15 thoughts on “And it’s a source of considerable irritation, too.”

  1. Hmmmm, LawDog? Sounds like you’ve got a ‘photographic memory’? Unfortunately some parts of it are OVER EXPOSED!

    Sorry, I couldn’t resist…

  2. ‘Dog, I am in the same boat. Massive memory for worthless facts and trivia, but can’t match names and faces for beans….

    Speaking of that universe, it would be pretty cool to get a version of Sten’s little sticker, would it not? The ultimate concealed weapon…

  3. Bro. ‘Dawg, I do unnerstand. I am exactly the same way.

    Dear Ol’ Pop called me a “Fount of Worthless Information”. I can tell you every address and phone number I ever had. I can recite my DL#, SSN, checking account number, credit card numbers, expiration dates, and security code numbers.

    Don’t ask me the last name of the people across the street, whom I greet and speak to on an almost-daily basis.

    I think law enforcement type critters tend to deal with people contextually. It’s the actions, not the face; the crime, not the name. Plus, we have to be able to quickly recall precise violations of code, from volumes that most lawyers will never even see.

  4. Reminds me of an email I got from a friend this morning with a few little one-line jokes about getting old…

    “At my age, the definition of ‘getting lucky’ is remembering where I parked my car!”

    I used to laugh at people who lost their glasses when the spectacles were right on their faces or those hapless individuals who lost their cars in the WalMart lot. NO MORE…I have joined their ranks! Yikes!
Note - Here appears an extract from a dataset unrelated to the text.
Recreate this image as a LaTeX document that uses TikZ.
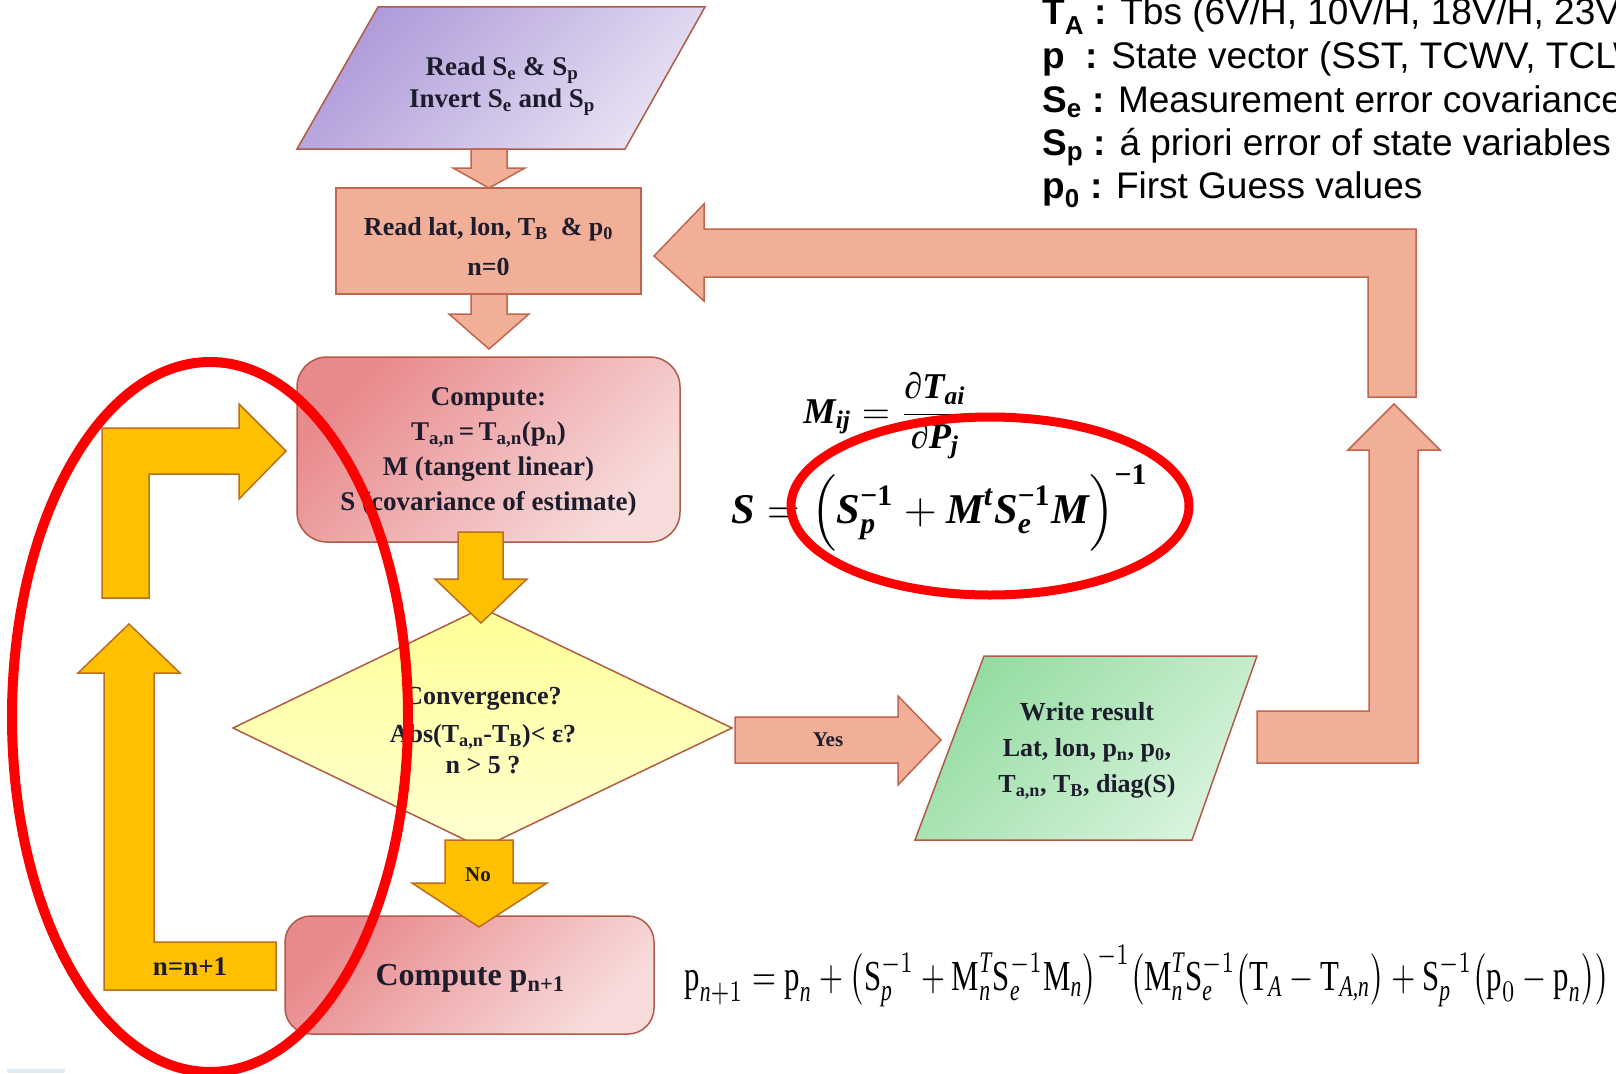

  5. At one point I managed rental properties. I began to think of people as “re-paint, auger toilet”, the guy across the way was “fix pilot light, replaced smoke alarm”, and their neighbor, “file unlawful detainer, crack monkey son” not their proper names.
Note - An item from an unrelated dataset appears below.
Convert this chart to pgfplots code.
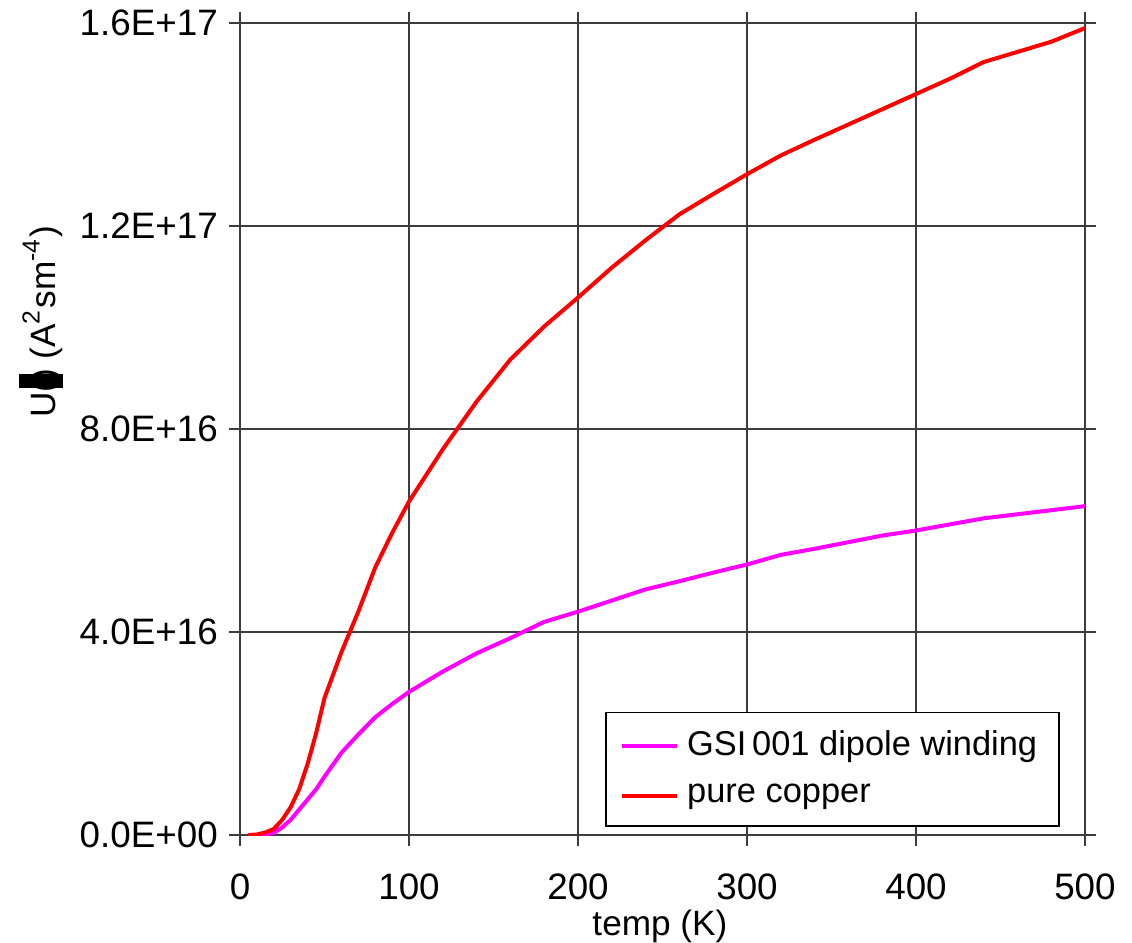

  6. Gotcha, janean. I used to call slow-moving anythings “arthritic” — until I got the club card at Osteo-“R”-Us.

    – NF

  7. I know that problem. I have that problem.

    Well more or less. I do faces okay, but names? Yikes!

    I’ll be somewhere with my wife and say “Look at that fellow, I know him from somewhere. Arg! What is his name?”

    To which she reponds, “That is your brother, David.”

    Or on a really bad day, “You’re looking in the mirror again dear.”


  8. Heh. I’m just glad to find that I’m not the only one with a memory like that.

    And twenty years from now, while I’m trying to remember family member’s names at Christmas, I’ll remember this post instead…

  9. You’ve described my life. As I say, “If it’s trivial, I know it”.

  10. What’s the difference between economists and meteorologists?

    Meteorologists can agree on what happened yesterday.

    Love the blog, ‘Dog. 🙂

    Oh, got a critter story from the hometown here for you, too.

  11. Personally, I have yet to see hard proof that economics is a science; get three economists(?) together and you’ll get three different predictions, and all will be wrong. And each one of them will be able to tell you why it turned out different, and why theirs SHOULD have been the right one.

  12. “I was watching the movie Soldier with Kurt Russell, and I caught a glimpse of a tattoo on his arm that read “Tannhauser Gate”

    Haven’t seen Soldier in several years, but there were a number of other sci-fi references sprinkled throughout, including a discarded spinner aerocar from Blade Runner, and a derelict T-800 Terminator exoskeleton.

    The cutesy nods to other, good, scifi movies didn’t keep Soldier from sucking, though.

  13. “sten”, it’s been too long since i last read that series, i’ve got ’em all and here i go digging into many boxes of sci-fi paperbacks. thanks, (no sarcasm, i enjoyed them and expect to again.)

  14. Wow. That’s my favorite quote/scene in Bladerunner.

    I’m like that, too, in some ways. I seem to have keen retention for certain detail, and other aspects are ever lost in the ether– things like “I’ll have no trouble remembering where i hid this.” Ha! I think I’m simply more apt to remember big-picture than specifics.